Jolie Wills: Yeah. Disaster is political, there’s egos involved. And people, when they’re under immense pressure, they will show up differently in terms of when they’re feeling wobbly. And the leaders that tend to do this, we’ve seen leaders fall over, we’ve seen it play out, make poor decisions that have impacted their careers in their communities. We’ve seen it play out in many different ways. The leaders I worry about are the ones that have to project that they’ve got it all together, they know all the answers, and I don’t need any help. They’re the ones that are most likely to end up in a pile and not a good space in the long run. So if you’re a leader in any way, shape or form after disaster, the more that you can be curious, open, ask questions, surround yourself with truth tellers, with people who can say I don’t know, but I’ll find out for you, who can do the leaks on the research, those people that you can be open with, and vulnerable with, may not be people in your community, it might be people who’ve been through it before, like yourself, do you know if it rains, but people who are like you into that, people who are open to that will do better, for sure.

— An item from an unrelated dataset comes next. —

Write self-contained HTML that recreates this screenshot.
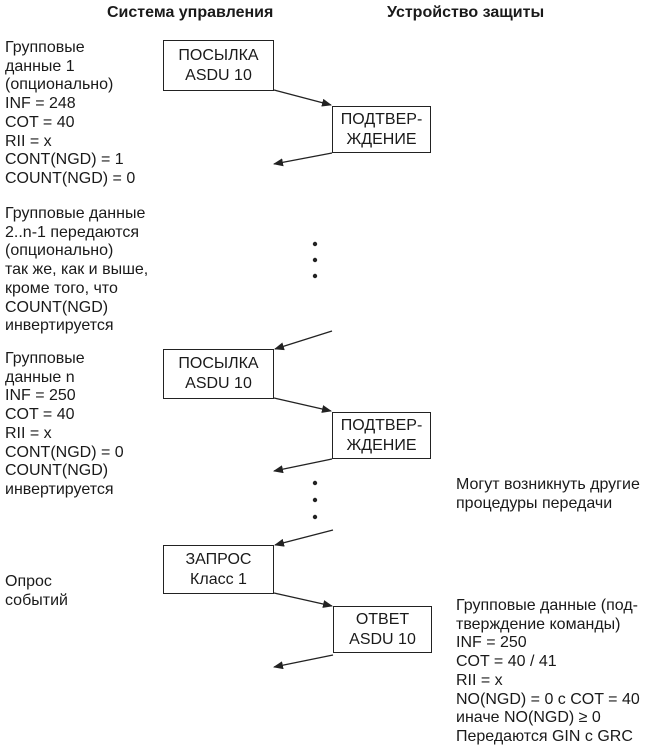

Jennifer Gray Thompson: So one of the things I always like to ask is, is there something that I haven’t asked you today that you wish I had, or would you like to include it in this podcast?

Jolie Wills: Thanks. So I think we’ve covered a massive amount of ground. I could go on, I really would like. There’s probably about three or four things I could say. But actually, I really love the ground that we’ve covered. It’s been great.

Jennifer Gray Thompson: Yeah, I could go on forever with you. And actually, at the end of our deployment last week, I was like, I’m just going to look for me. I’m just going to start to manufacture reasons, whatever it is. One of the things, and I think you could probably relate to this, you’re always searching for the helpers in this job and especially when you know that there’s just no way that you can serve without a cadre of super cool competent people who are compassionate and caring. And there’s a lot of alliteration for one sentence. But for me, it was like, I have a few people that I think are great in this space. But with the tools and with your capabilities of moving through these disasters, I was like, how do I make sure that I add in Jolie and make sure she gets funded? All those sorts of things because it felt like such a relief to have you along.

Jolie Wills: And these are all the things that we wished we’d had in our event that we see others wish that they had had. So I guess that would be the only thing is there some way that we can send people for, there’s that leadership companion that is a free download, there’s 12 principles for supporting people in the space, we’ve got some things that you can put in your pocket to help through what is a really tough road.

Jennifer Gray Thompson: We will put all the links, and you’ve already sent some links. And if there’s some extras that you’ve thought about in the course of this conversation, do send those. We always put it in there. We always do full transcripts. You’d like to meet people exactly where they’re at, which is why it’s both odd.. We’re trying as hard as we can. I look forward to seeing you in September. But also, I’m not looking forward to the next disaster. I am looking forward to the next opportunity to actually see you at work because I think you’re pretty cool.

Jolie Wills: Likewise, Jennifer.

Jennifer Gray Thompson: It’s good. All right. Thank you so much. Once again, this has been the How To Disaster Podcast. Thank you for spending this time with us.